• [AIM OF THE TASK]: Print, word for word, every line from the beginning of the listing up to and including the line with "edgecolor='#140000', linewidth=0.3)". Pictures are to be excluded.

---- INFORMATION SUPPLIED

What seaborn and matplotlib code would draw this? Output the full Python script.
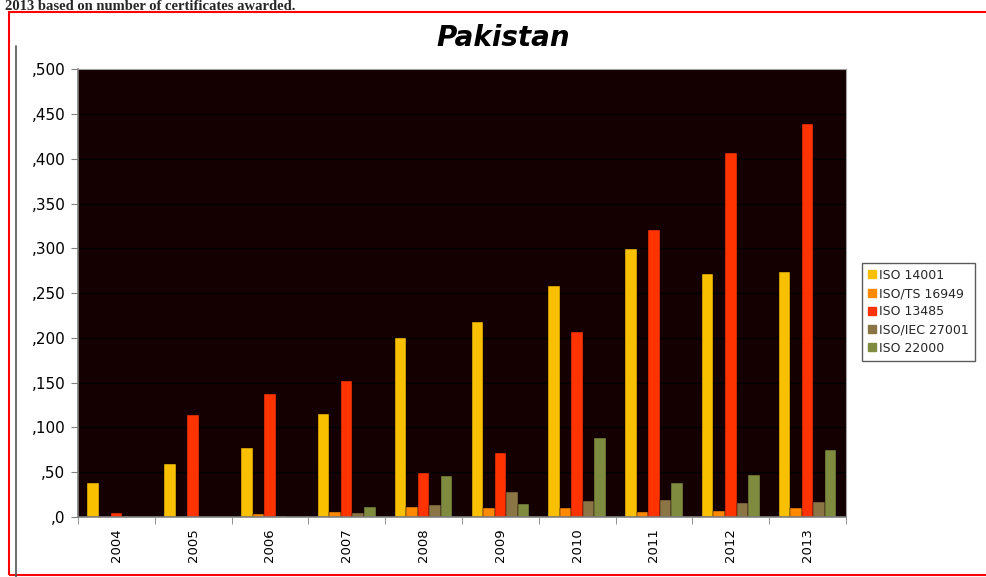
import pandas as pd
import matplotlib.pyplot as plt
import matplotlib.patches as mpatches
import seaborn as sns

# Values (certificates awarded, Pakistan)
years = ['2004', '2005', '2006', '2007', '2008', '2009', '2010', '2011', '2012', '2013']
iso_14001 = [38, 59, 77, 115, 200, 218, 258, 299, 271, 274]
iso_ts_16949 = [0, 0, 3, 6, 11, 10, 10, 6, 7, 10]
iso_13485 = [4, 114, 137, 152, 49, 71, 207, 321, 406, 439]
iso_iec_27001 = [0, 0, 1, 4, 13, 28, 18, 19, 16, 17]
iso_22000 = [0, 0, 0, 11, 46, 15, 88, 38, 47, 75]

series_names = ['ISO 14001', 'ISO/TS 16949', 'ISO 13485', 'ISO/IEC 27001', 'ISO 22000']
series_colors = ['#F9C000', '#FF8A00', '#FF3300', '#8C7544', '#7F8B3F']
y_ticks = [0, 50, 100, 150, 200, 250, 300, 350, 400, 450, 500]
y_tick_labels = [',0', ',50', ',100', ',150', ',200', ',250', ',300', ',350', ',400', ',450', ',500']

# Long format table for seaborn
all_values = [iso_14001, iso_ts_16949, iso_13485, iso_iec_27001, iso_22000]
rows = []
for name, vals in zip(series_names, all_values):
    for yr, v in zip(years, vals):
        rows.append({'Year': yr, 'Standard': name, 'Certificates': v})
df = pd.DataFrame(rows)

sns.set_style('white')
plt.rcParams['font.family'] = ['DejaVu Sans']

fig = plt.figure(figsize=(9.86, 5.77), dpi=100)
ax = fig.add_axes([0.079, 0.104, 0.779, 0.776])
ax.set_facecolor('#140000')

sns.barplot(data=df, x='Year', y='Certificates', hue='Standard', hue_order=series_names,
            palette=series_colors, width=0.75, ax=ax, legend=False, saturation=1,
            edgecolor='#140000', linewidth=0.3)

# Gridlines and axes styling like Excel
ax.set_ylim(0, 500)
ax.set_xlim(-0.5, len(years) - 0.5)
ax.set_yticks(y_ticks)
ax.set_yticklabels(y_tick_labels, fontsize=11, color='black')
ax.yaxis.grid(True, color='black', linewidth=1)
ax.set_axisbelow(True)
ax.tick_params(axis='y', length=5, color='#808080', left=True, pad=4)
ax.set_xticks(range(len(years)))
ax.set_xticklabels(years, rotation=90, fontsize=9.5, color='black')
ax.tick_params(axis='x', length=0, pad=8)
ax.set_xticks([i - 0.5 for i in range(len(years) + 1)], minor=True)
ax.tick_params(axis='x', which='minor', length=5, color='#808080', bottom=True)
ax.set_xlabel('')
ax.set_ylabel('')
for side in ['left', 'bottom']:
    ax.spines[side].set_color('#808080')
    ax.spines[side].set_linewidth(1.2)
ax.spines['top'].set_color('#A0A0A0')
ax.spines['right'].set_color('#A0A0A0')

fig.text(0.51, 0.935, 'Pakistan', ha='center', va='center', fontsize=20,
         fontweight='heavy', fontstyle='italic', color='black')

# Legend
handles = [mpatches.Patch(color=c, label=n) for n, c in zip(series_names, series_colors)]
leg = fig.legend(handles=handles, loc='upper left', bbox_to_anchor=(0.874, 0.545),
                 fontsize=9, frameon=True, fancybox=False, handlelength=0.6, handleheight=0.6,
                 handletextpad=0.3, labelspacing=0.42, borderpad=0.5, borderaxespad=0)
leg.get_frame().set_edgecolor('#333333')
leg.get_frame().set_linewidth(1)

# Spreadsheet chrome around the chart
fig.text(0.005, 1.0, '2013 based on number of certificates awarded.', ha='left', va='top',
         fontsize=10.5, fontweight='bold', family=['Liberation Serif'])
fig.patches.append(mpatches.Rectangle((0.009, 0.004), 1.2, 0.975, transform=fig.transFigure,
                                      fill=False, edgecolor='#FF0000', linewidth=1.5))
fig.lines.append(plt.Line2D([0.016, 0.016], [0.0, 0.92], transform=fig.transFigure,
                            color='#555555', linewidth=1.2))

fig.savefig('out.png', dpi=100)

--------

• [RESULT OF THIS EXERCISE]:
What seaborn and matplotlib code would draw this? Output the full Python script.
import pandas as pd
import matplotlib.pyplot as plt
import matplotlib.patches as mpatches
import seaborn as sns

# Values (certificates awarded, Pakistan)
years = ['2004', '2005', '2006', '2007', '2008', '2009', '2010', '2011', '2012', '2013']
iso_14001 = [38, 59, 77, 115, 200, 218, 258, 299, 271, 274]
iso_ts_16949 = [0, 0, 3, 6, 11, 10, 10, 6, 7, 10]
iso_13485 = [4, 114, 137, 152, 49, 71, 207, 321, 406, 439]
iso_iec_27001 = [0, 0, 1, 4, 13, 28, 18, 19, 16, 17]
iso_22000 = [0, 0, 0, 11, 46, 15, 88, 38, 47, 75]

series_names = ['ISO 14001', 'ISO/TS 16949', 'ISO 13485', 'ISO/IEC 27001', 'ISO 22000']
series_colors = ['#F9C000', '#FF8A00', '#FF3300', '#8C7544', '#7F8B3F']
y_ticks = [0, 50, 100, 150, 200, 250, 300, 350, 400, 450, 500]
y_tick_labels = [',0', ',50', ',100', ',150', ',200', ',250', ',300', ',350', ',400', ',450', ',500']

# Long format table for seaborn
all_values = [iso_14001, iso_ts_16949, iso_13485, iso_iec_27001, iso_22000]
rows = []
for name, vals in zip(series_names, all_values):
    for yr, v in zip(years, vals):
        rows.append({'Year': yr, 'Standard': name, 'Certificates': v})
df = pd.DataFrame(rows)

sns.set_style('white')
plt.rcParams['font.family'] = ['DejaVu Sans']

fig = plt.figure(figsize=(9.86, 5.77), dpi=100)
ax = fig.add_axes([0.079, 0.104, 0.779, 0.776])
ax.set_facecolor('#140000')

sns.barplot(data=df, x='Year', y='Certificates', hue='Standard', hue_order=series_names,
            palette=series_colors, width=0.75, ax=ax, legend=False, saturation=1,
            edgecolor='#140000', linewidth=0.3)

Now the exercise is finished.